As I reach my conclusions in the
run-up to the November 2018 publication of my book, Understanding the Minneapolis Public Schools: Current Condition, Future Prospect, the
following account of the current situation in the Minneapolis Public Schools as
I tap this article out on Friday, 5 October 2018, will provide the reader with
important themes that are emerging in the book.
Note first contextualization by circumstances at the national and state
level.
National and state K-12
education policies in the United States have little effect except to provide
funding and programs, the latter of which are really just titled shells of
unreality that promise much, deliver nothing worthwhile, and often serve as
distractions that produce deleterious effects.
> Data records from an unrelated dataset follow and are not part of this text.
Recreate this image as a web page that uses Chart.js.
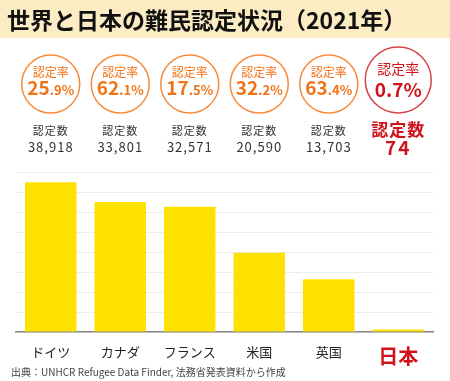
<!DOCTYPE html>
<html lang="ja">
<head>
<meta charset="utf-8">
<title>世界と日本の難民認定状況（2021年）</title>
<script src="https://cdn.jsdelivr.net/npm/chart.js@4.4.1/dist/chart.umd.min.js"></script>
<style>
  html, body { margin: 0; padding: 0; background: #fff; }
  #wrap { width: 450px; height: 381px; position: relative; }
</style>
</head>
<body>
<div id="wrap"><canvas id="chart" width="450" height="381"></canvas></div>
<script>
// データ
const countries = ['ドイツ', 'カナダ', 'フランス', '米国', '英国', '日本'];
const recognized = [38918, 33801, 32571, 20590, 13703, 74];
const rateInt = ['25', '62', '17', '32', '63', '0'];
const rateDec = ['.9%', '.1%', '.5%', '.2%', '.4%', '.7%'];
const countLabels = ['38,918', '33,801', '32,571', '20,590', '13,703', '74'];

const FONT = '"Noto Sans CJK JP", "Noto Sans", sans-serif';
const ORANGE = '#f07318';
const ORANGE_LINE = '#f68a3c';
const RED = '#d0121b';
const RED_LINE = '#d8414b';

// タイトル・円・注記を描くプラグイン
const decor = {
  id: 'decor',
  beforeDraw(chart) {
    const ctx = chart.ctx;
    ctx.save();
    ctx.fillStyle = '#fcecc4';
    ctx.fillRect(0, 0, chart.width, 38);
    ctx.restore();
  },
  afterDraw(chart) {
    const ctx = chart.ctx;
    const x = chart.scales.x;
    ctx.save();
    ctx.textBaseline = 'middle';
    ctx.textAlign = 'left';
    ctx.fillStyle = '#111';
    ctx.font = 'bold 23px ' + FONT;
    ctx.fillText('世界と日本の難民認定状況（2021年）', 7, 20);

    countries.forEach((c, i) => {
      const cx = x.getPixelForValue(i);
      const japan = i === countries.length - 1;
      const cy = japan ? 80 : 84;
      const r = japan ? 33 : 29;
      ctx.beginPath();
      ctx.arc(cx, cy, r, 0, Math.PI * 2);
      ctx.lineWidth = 1.5;
      ctx.strokeStyle = japan ? RED_LINE : ORANGE_LINE;
      ctx.stroke();

      ctx.textAlign = 'center';
      ctx.textBaseline = 'middle';
      ctx.fillStyle = japan ? RED : ORANGE;
      ctx.font = (japan ? '14px ' : '12px ') + FONT;
      ctx.fillText('認定率', cx, japan ? 69 : 72);

      // 率（整数部を大きく）
      const big = 'bold 19px ' + FONT;
      const small = japan ? big : 'bold 13px ' + FONT;
      ctx.textBaseline = 'alphabetic';
      ctx.font = big;
      const w1 = ctx.measureText(rateInt[i]).width;
      ctx.font = small;
      const w2 = ctx.measureText(rateDec[i]).width;
      const left = cx - (w1 + w2) / 2;
      const base = japan ? 97 : 95;
      ctx.textAlign = 'left';
      ctx.font = big;
      ctx.fillText(rateInt[i], left, base);
      ctx.font = small;
      ctx.fillText(rateDec[i], left + w1, base);

      // 認定数
      ctx.textAlign = 'center';
      ctx.textBaseline = 'middle';
      if (japan) {
        ctx.fillStyle = RED;
        ctx.font = 'bold 17px ' + FONT;
        ctx.letterSpacing = '1px';
        ctx.fillText('認定数', cx, 130);
        ctx.font = 'bold 19px ' + FONT;
        ctx.letterSpacing = '2px';
        ctx.fillText(countLabels[i], cx, 148);
      } else {
        ctx.fillStyle = '#333';
        ctx.font = '11px ' + FONT;
        ctx.letterSpacing = '1px';
        ctx.fillText('認定数', cx, 131);
        ctx.font = '13px ' + FONT;
        ctx.letterSpacing = '1px';
        ctx.fillText(countLabels[i], cx, 147);
      }
      ctx.letterSpacing = '0px';
    });

    ctx.textAlign = 'left';
    ctx.textBaseline = 'middle';
    ctx.fillStyle = '#444';
    ctx.font = '10px ' + FONT;
    ctx.fillText('出典：UNHCR Refugee Data Finder, 法務省発表資料から作成', 11, 372);
    ctx.restore();
  }
};

new Chart(document.getElementById('chart').getContext('2d'), {
  type: 'bar',
  data: {
    labels: countries,
    datasets: [{
      data: recognized,
      backgroundColor: '#ffe100',
      borderWidth: 0,
      barPercentage: 0.74,
      categoryPercentage: 1,
      minBarLength: 2.5
    }]
  },
  options: {
    responsive: false,
    animation: false,
    layout: { padding: { top: 172, left: 16, right: 17, bottom: 9 } },
    plugins: { legend: { display: false }, tooltip: { enabled: false } },
    scales: {
      x: {
        grid: { display: false },
        border: { color: '#888', width: 1.5 },
        ticks: {
          padding: 4,
          color: ctx => ctx.index === countries.length - 1 ? RED : '#222',
          font: ctx => ctx.index === countries.length - 1
            ? { family: FONT, size: 20, weight: 'bold' }
            : { family: FONT, size: 13 }
        }
      },
      y: {
        min: 0,
        max: 41600,
        grid: { color: '#ececec', drawTicks: false },
        border: { display: false },
        ticks: { display: false, stepSize: 5200 }
      }
    }
  },
  plugins: [decor]
});
</script>
</body>
</html>
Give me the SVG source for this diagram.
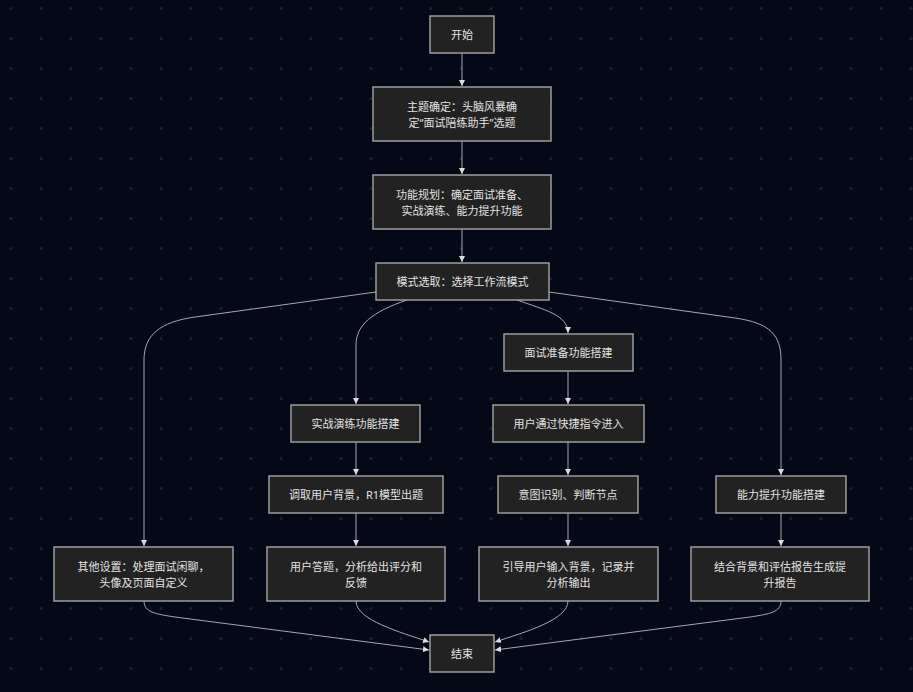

Back in the late 1990s and early 2000s, student performance on the
Minnesota Basic Skills Test demonstrated that staff at the schools of Minnesota
could not even provide a middle school level of education to prospective high
school graduates. With the Minnesota Comprehensive
Assessments (MCAs), student performance languished during the No Child Left
Behind (NCLB) era (2001-2015) of damning disaggregated data. When political forces on both the left and
right responded to those embarrassing results by gutting NCLB, we got an
intervening period of Race to the Top during which Mark Dayton and Brenda
Cassellius did the bidding of the teachers union Education Minnesota by ending the
MCAs as graduation requirements, applying for a waiver, devising the murky
Multiple Measurement Rating System, then generating another hoax, the even
murkier North Star Accountability System as a merely legally required
response to the also thematically nebulous federal Every Student Succeeds Act
(2015).
In a context in which federal
and state policies are variously ineffective or actually damaging to the
delivery of an excellent education, local school districts have none of the
nationwide continuity of excellence that is the case in the centralized
educational systems of East Asia and those of Germany, Canada, Poland, and
Australia whose students perform with such mathematics and reading mastery on
the Program of International Student Assessment (PISA).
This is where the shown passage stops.